The commissioners have yet to approve the capital spending plan for this year, but notably absent is an estimated $1.3 million in renovations at the Historic Courthouse. It needs a roof, stair replacement on the Court Street side of the building and other repairs.
Commissioner Cindy Carpenter, who has fought for courthouse restoration for years, said they are going about it deliberately. A $35,000 needs assessment is the first step.
“My project obviously is the courthouse, where we have money in to get the needs assessment done so when we put money in the courthouse we’re doing it according to an approved plan,” she said. “We have to take care of what we have.”
Shore up infrastructure
Dixon said it is time to look at the water and sewer rates, that haven’t changed since 2009. He is not suggesting a rate hike to possibly fund capital projects right away, but said they need to study how much capacity they system can handle in the future and if expansion will be required.
“I’ve been through that when the county couldn’t issue building permits because it didn’t have the utility infrastructure to handle it,” Dixon said. “So we;re got an “A” grade system and we want to keep it that way.

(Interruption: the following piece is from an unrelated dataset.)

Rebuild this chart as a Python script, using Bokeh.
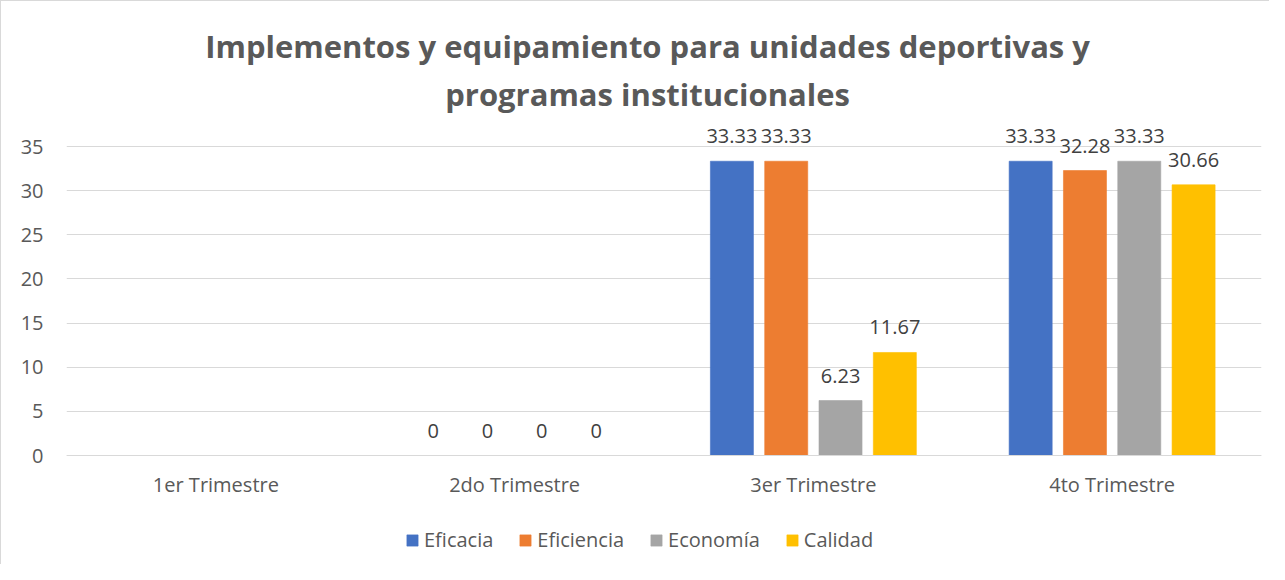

All that takes a lot of time and that’s not even anticipating the unexpected, which happens every time you turn around.”
Water and Sewer Director Martha Shelby said as far as day-to-day operations go she doesn’t anticipate raising rates for another three to five years.
Social service initiatives
Last year the homeless, dealing with the opiate crisis, a crisis drop off center and other social service issues were hot topics. Dixon said he is not certain anything concrete will be done on these issues this year but the dialogue is still open.
Carpenter said there are many efforts on-going countywide on all of those fronts and she is optimistic.
“This is the right people at the right time to address these needs,” she said. “Sometimes you see that you know, and maybe things happen.”